Composer of ‘The Bride stripped bare by her bachelors, even’ has died
mainThe American composer and music critic Charles Shere has died of prostate cancer, aged 85.
A student of Luciano Berio, Shere was music director of radio KPFA in Berkeley in the 1960s and music critic of the Oakland (Cal.) Tribune 1971-8, while teaching music history and composition at Mills College, Oakland.
He wrote an opera – The bride stripped bare by her bachelors, even, after the Marcel Duchamp, a Symphony in three movements and concertos for piano and for violin, enough to earn him an entry in New Grove.
(c) Duchamp estate, photo: Youtube
If he was a modern composer, this calls for a new fashion, because that’s apparently done with, and should be honored.

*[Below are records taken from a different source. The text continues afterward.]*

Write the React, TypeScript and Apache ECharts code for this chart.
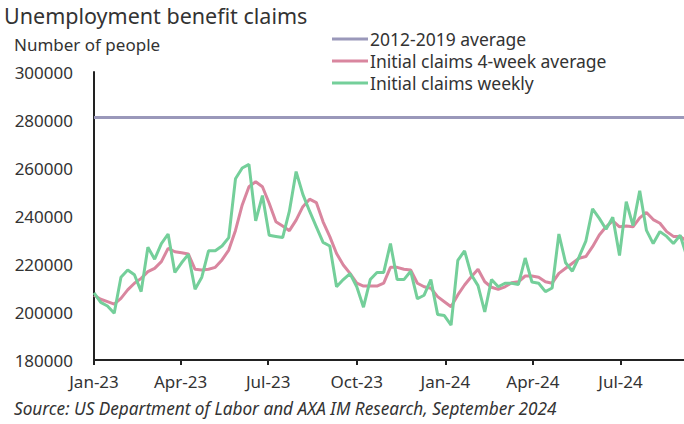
import React, { useEffect, useRef } from "react";
import * as echarts from "echarts";

// ---- Data ----
const firstWeek = "2023-01-01"; // first weekly observation, at the axis origin
const axisStart = "2023-01-01";
const axisEnd = "2024-09-05";

const tickDates = ["2023-01-01", "2023-04-01", "2023-07-01", "2023-10-01", "2024-01-01", "2024-04-01", "2024-07-01"];
const tickLabels = ["Jan-23", "Apr-23", "Jul-23", "Oct-23", "Jan-24", "Apr-24", "Jul-24"];

const yTicks = [180000, 200000, 220000, 240000, 260000, 280000, 300000];

const average2012to2019 = 281000;

const initialClaimsWeekly = [
  208000, 204000, 202500, 199500, 214500, 217500, 215500, 208500, 227000, 222000,
  228500, 232500, 216500, 220500, 224000, 209500, 214500, 225500, 225500, 227500,
  231000, 255500, 260000, 261500, 238000, 248500, 232000, 231500, 231000, 242000,
  258500, 249000, 242000, 235500, 229000, 227500, 210500, 213500, 216000, 210500,
  202000, 213500, 216500, 216500, 228500, 213500, 213500, 217000, 205500, 207000,
  213500, 199000, 198500, 194500, 221500, 225500, 215500, 211000, 200000, 213500,
  210500, 212000, 212000, 211500, 222500, 212500, 212000, 208500, 210000, 232500,
  220500, 217000, 223000, 229500, 243000, 239000, 234500, 239500, 223500, 246000,
  236000, 250500, 234000, 228500, 233500, 231500, 228500, 232000, 223000,
];

const initialClaims4WeekAvg = [
  207000, 205300, 204300, 203300, 205700, 209200, 212000, 214000, 216800, 218200,
  221000, 226500, 225100, 224700, 224200, 217800, 217500, 217800, 218600, 221700,
  225800, 234000, 244600, 252200, 254300, 252200, 245300, 237600, 235800, 233900,
  238300, 243900, 247000, 245600, 237600, 231400, 224400, 219600, 216100, 212000,
  210800, 210800, 210800, 212000, 218600, 218600, 217800, 217500, 212000, 210500,
  209900, 206400, 204300, 202200, 207100, 211250, 214700, 217800, 212600, 210300,
  209400, 210500, 212200, 212600, 215000, 215000, 214500, 212600, 212000, 216100,
  218200, 220300, 222400, 223100, 227200, 232100, 235500, 238000, 235500, 235800,
  235500, 239200, 241500, 238500, 237000, 233500, 231500, 231500, 229500,
];

const DAY = 86400000;
const dayOf = (d: string) => (Date.parse(d) - Date.parse(axisStart)) / DAY;

export default function App() {
  const ref = useRef<HTMLDivElement>(null);

  useEffect(() => {
    if (!ref.current) return;
    const chart = echarts.init(ref.current, undefined, { renderer: "svg" });

    const tickDays = tickDates.map(dayOf);
    const maxDay = dayOf(axisEnd);
    const startDay = dayOf(firstWeek);
    const weekly = initialClaimsWeekly.map((v, i) => [startDay + i * 7, v]);
    const avg4 = initialClaims4WeekAvg.map((v, i) => [startDay + i * 7, v]);

    const font = "Noto Sans";
    const txt = "#333333";

    chart.setOption({
      animation: false,
      backgroundColor: "#ffffff",
      textStyle: { fontFamily: font },
      title: [
        {
          text: "Unemployment benefit claims",
          left: 4,
          top: 4,
          padding: 0,
          textStyle: { fontFamily: font, fontSize: 21.5, fontWeight: "normal", color: txt },
        },
        {
          text: "Number of people",
          left: 14,
          top: 36,
          padding: 0,
          textStyle: { fontFamily: font, fontSize: 17, fontWeight: "normal", color: txt },
        },
        {
          text: "Source: US Department of Labor and AXA IM Research, September 2024",
          left: 14,
          top: 400,
          padding: 0,
          textStyle: { fontFamily: font, fontSize: 17.2, fontStyle: "italic", fontWeight: "normal", color: txt },
        },
      ],
      legend: {
        orient: "vertical",
        left: 332,
        top: 30,
        padding: 0,
        itemWidth: 36,
        itemHeight: 3,
        itemGap: 4,
        icon: "rect",
        textStyle: { fontFamily: font, fontSize: 17.5, color: txt, padding: [0, 0, 0, -3] },
        data: ["2012-2019 average", "Initial claims 4-week average", "Initial claims weekly"],
      },
      grid: { left: 94, right: 0, top: 72, bottom: 64 },
      xAxis: {
        type: "value",
        min: 0,
        max: maxDay,
        splitLine: { show: false },
        axisLine: { show: true, onZero: false, lineStyle: { color: "#222", width: 2 } },
        axisTick: { show: true, customValues: tickDays, length: 5, lineStyle: { color: "#222", width: 2 } },
        axisLabel: {
          customValues: tickDays,
          margin: 13,
          fontFamily: font,
          fontSize: 17,
          color: txt,
          formatter: (v: number) => {
            const k = tickDays.findIndex((t) => Math.abs(t - v) < 0.5);
            return k >= 0 ? tickLabels[k] : "";
          },
        },
      },
      yAxis: {
        type: "value",
        min: yTicks[0],
        max: yTicks[yTicks.length - 1],
        interval: yTicks[1] - yTicks[0],
        splitLine: { show: false },
        axisLine: { show: true, lineStyle: { color: "#222", width: 2 } },
        axisTick: { show: false },
        axisLabel: {
          margin: 21,
          fontFamily: font,
          fontSize: 17,
          color: txt,
          formatter: (v: number) => String(Math.round(v)),
        },
      },
      series: [
        {
          name: "2012-2019 average",
          type: "line",
          symbol: "none",
          color: "#9a98ba",
          lineStyle: { width: 3, color: "#9a98ba" },
          data: [
            [0, average2012to2019],
            [maxDay, average2012to2019],
          ],
        },
        {
          name: "Initial claims 4-week average",
          type: "line",
          symbol: "none",
          color: "#d9869f",
          lineStyle: { width: 3, color: "#d9869f" },
          data: avg4,
        },
        {
          name: "Initial claims weekly",
          type: "line",
          symbol: "none",
          color: "#74cf9a",
          lineStyle: { width: 3, color: "#74cf9a" },
          data: weekly,
        },
      ],
    });

    return () => chart.dispose();
  }, []);

  return (
    <div
      ref={ref}
      style={{ position: "fixed", left: 0, top: 0, width: 684, height: 424, background: "#fff" }}
    />
  );
}
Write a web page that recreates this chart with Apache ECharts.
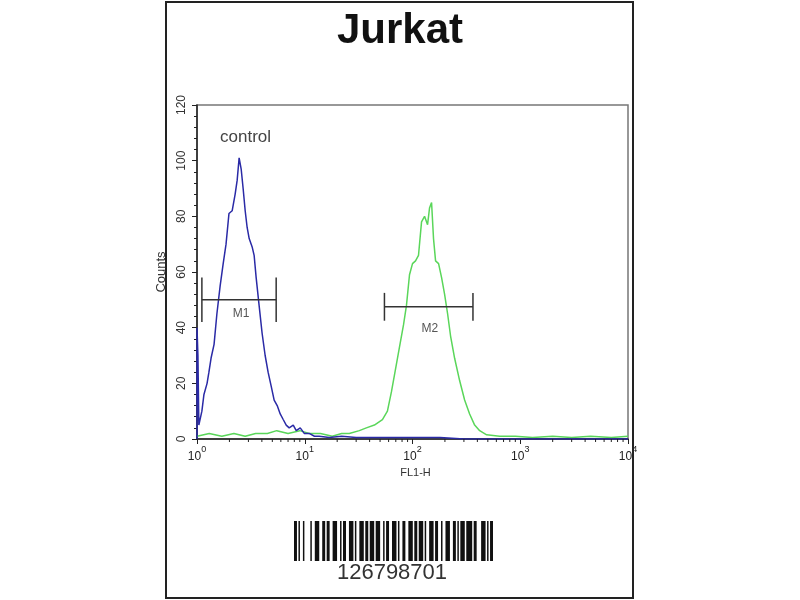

Below is a rambling schizophrenic run-on attempt at creating a new fashion, although it rather insults humming birds and other such (upon hearing of the death of this dear dear wonderful man)….
Well THAT explains it, I was wondering why I was increasing the rotation of “Close to You” (while playing it on a record player) to become the Marchioness from Little Nell of Charles Dickens, you only have to turn off the electricity because there’s no need to keep it on (the electricity), and it works better (still sends enough power or signal to the amplifier) and then you can turn it on again, when you’re finished making the turn table go around faster or slower, where upon it usually slows down or speeds up to increase or decrease the rate of wave pattern correspondence otherwise known as pitch architecture, and coming out in the wrong Dickens movie is where I end up. “The bride stripped bare by her bachelors.”
Might work better than legal psychiatric drugs, illegal street drugs, illegal psychiatric drugs or legal street drugs. And you can do it to anything that turntable will take without breaking down.
I take it he didn’t overlap with Milhaud’s tenure on the faculty at Mills College.
Most likely not. Here’s what Wikipedia says about Milhaud and Mills: From 1947 to 1971, Milhaud taught alternate years at Mills and the Paris Conservatoire, until poor health, which caused him to use a wheelchair during his later years (beginning in the 1930s), compelled him to retire.
“The bride stripped bare by her bachelors, even” is not only the title of a sculpture by Marcel Duchamp, as is well known, but is also the title of a “musical” composition by the same Duchamp, who provided instructions for potential performers to write down a score. In this kind of composition technique, Duchamp preceded John Cage by some 50 years.